Já o duo de guitarristas (Tor Oddmund Suhrke e Robin Ognedal) talvez tenham sido os instrumentistas que sofreram a maior evolução nesta nova sonoridade da banda. Totalmente dedicados a servir a música ambos preencheram os espaços e controlaram as dinâmicas, criando camadas e aumentando o ambiente desejado. Longe das leads de “A Tall Poppy Syndrome”, das guitarras de 7 cordas e ritmos de Djent de “The Congregation” ou mesmo as “guitar driven songs” de Malina, as guitarras em “Pitfalls” serviram para todo um outro propósito, o de servir a música e era exatamente o que tinha que acontecer, nem mais nem menos, desta forma tornando-se peças essenciais da composição. No entanto é possível ouvir alguns momentos de maior individualismo em “By My Throne”, “Foreigner”, “At the bottom” e na épica “The Sky is Red”.

No entanto temos que reservar um parágrafo inteiro para Einar Solberg. Vocalista e teclista da banda Einar tomou em si as rédeas de praticamente compor todo álbum. Como dito acima este álbum nasce de uma depressão e problemas de ansiedade que Einar teve que lidar nos últimos anos. Temas como “Below”, “I Lose Hope”, “Observe the Train”, “At the Bottom”, “Alleviate” e “The Sky is Red” são talvez as obras primas que conseguem demonstrar e imergir o ouvinte num estado genuíno de reflexão, de nos levar a uma empatia e contemplação não só do compositor como de nós mesmos. É assim tão bom. Já a sua voz dramática e impressionante falsete é capaz de nos fazer tremer de intensidade em músicas como “Below” ou “Alleviate” ou de nos abraçar numa em suave tristeza como em “I Lose Hope” ou “Observe the Train”, pois é na sua voz que grande parte das músicas deste “Pitfalls” crescem e tornam-se grandiosas. Pitfalls além de tudo o que já foi mencionado traz consigo também uma grande orquestração. Totalmente composta por Einar, o papel das cordas nas músicas é essencial ao acrescentar ainda mais dramatismo e dimensão às composições.
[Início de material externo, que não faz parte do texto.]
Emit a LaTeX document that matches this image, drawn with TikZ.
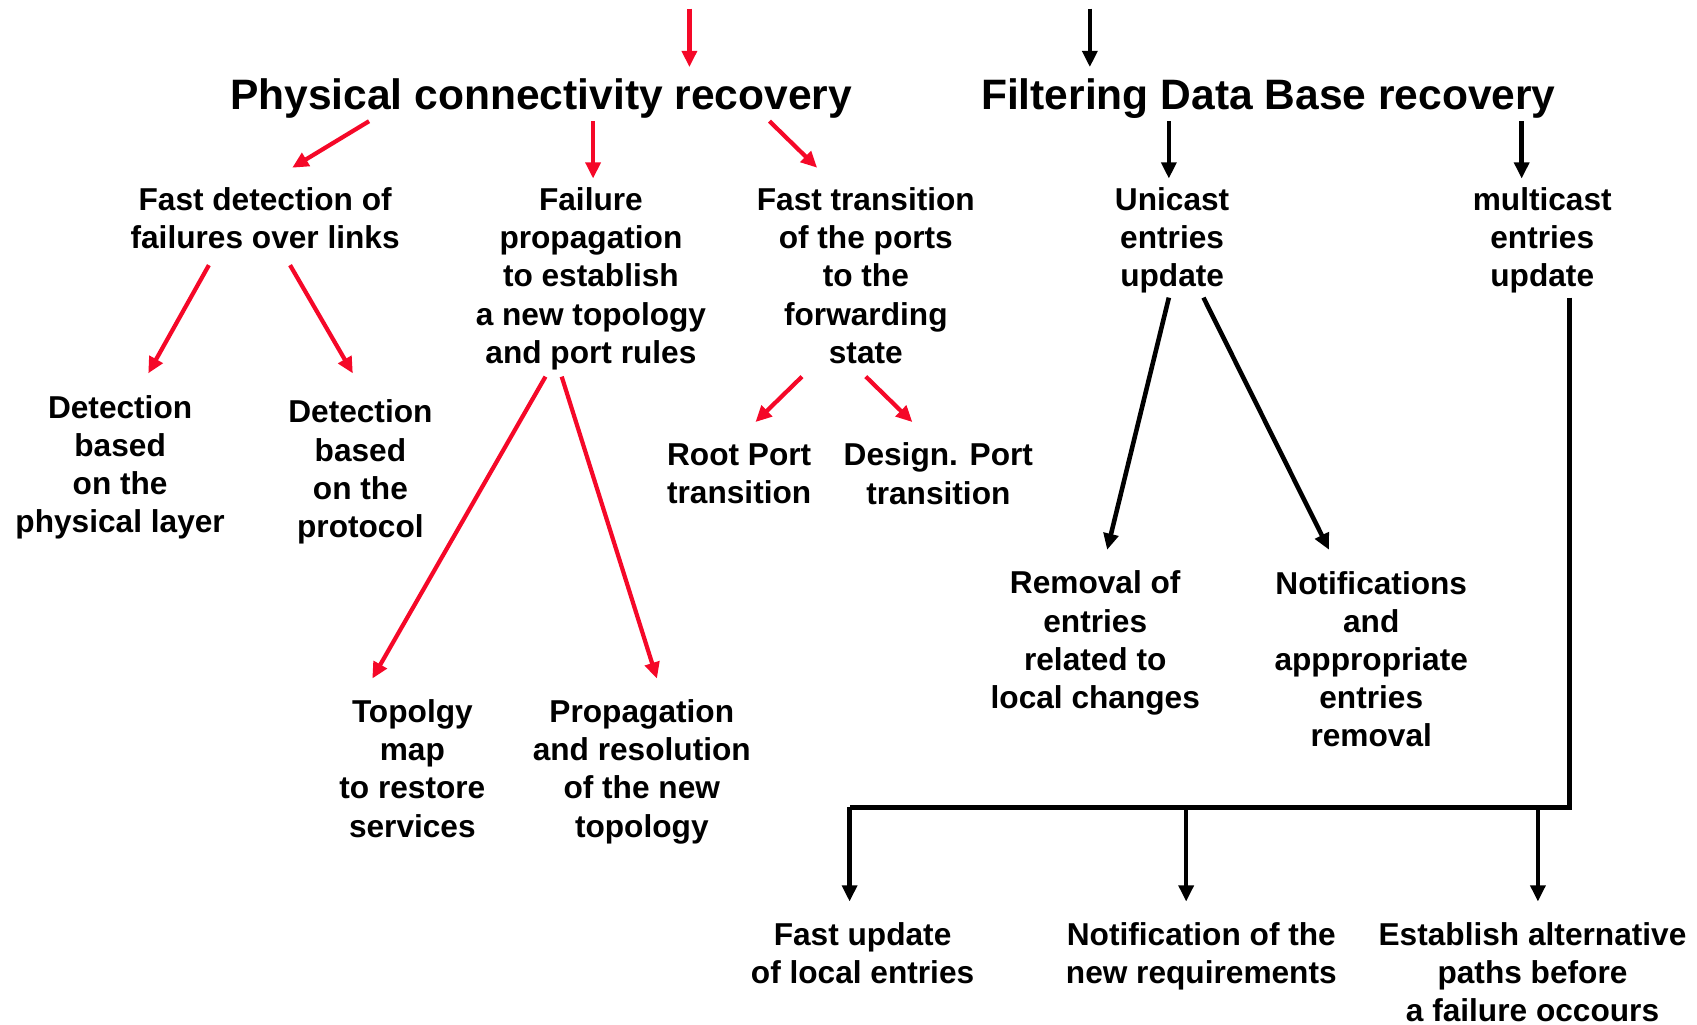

Depois de tudo o que foi dito e de incontáveis repetições é difícil para nós criarmos um top de músicas, por isso talvez seja mais fácil categorizá-las uma vez que este álbum contém desde músicas mais retrospectivas a mais melancólicas (“Distant Bells”, “Observe the Train”, “I Lose Hope”) a gritos de revolta poderosos (“Below”, “Alleviate”), assentando no entanto em dois claros destaques: “The Sky is Red” pela intensidade, dimensão e complexidade técnica, e “At the Bottom” uma música que começa com melodias de sintetizador suportados por beats eletrónicos que rebentam depois num dos maiores e mais poderosos refrões da carreira dos Leprous. Se isto não bastasse a música sofre de seguida uma transição para uma secção instrumental praticamente dominada por um arranjo de cordas e guitarras capaz de tremer até a alma mais insensível que cresce e até explodir no final mais intenso, belo e triste de uma música deste álbum.

“Pitfalls” é desta forma um marco na música e um dos álbuns de 2019. Leprous actuam no Hard Club e Lisboa ao Vivo nos dias 29 Fevereiro e 01 de Março respetivamente e por tudo o que já foi dito, será uma experiência a não perder.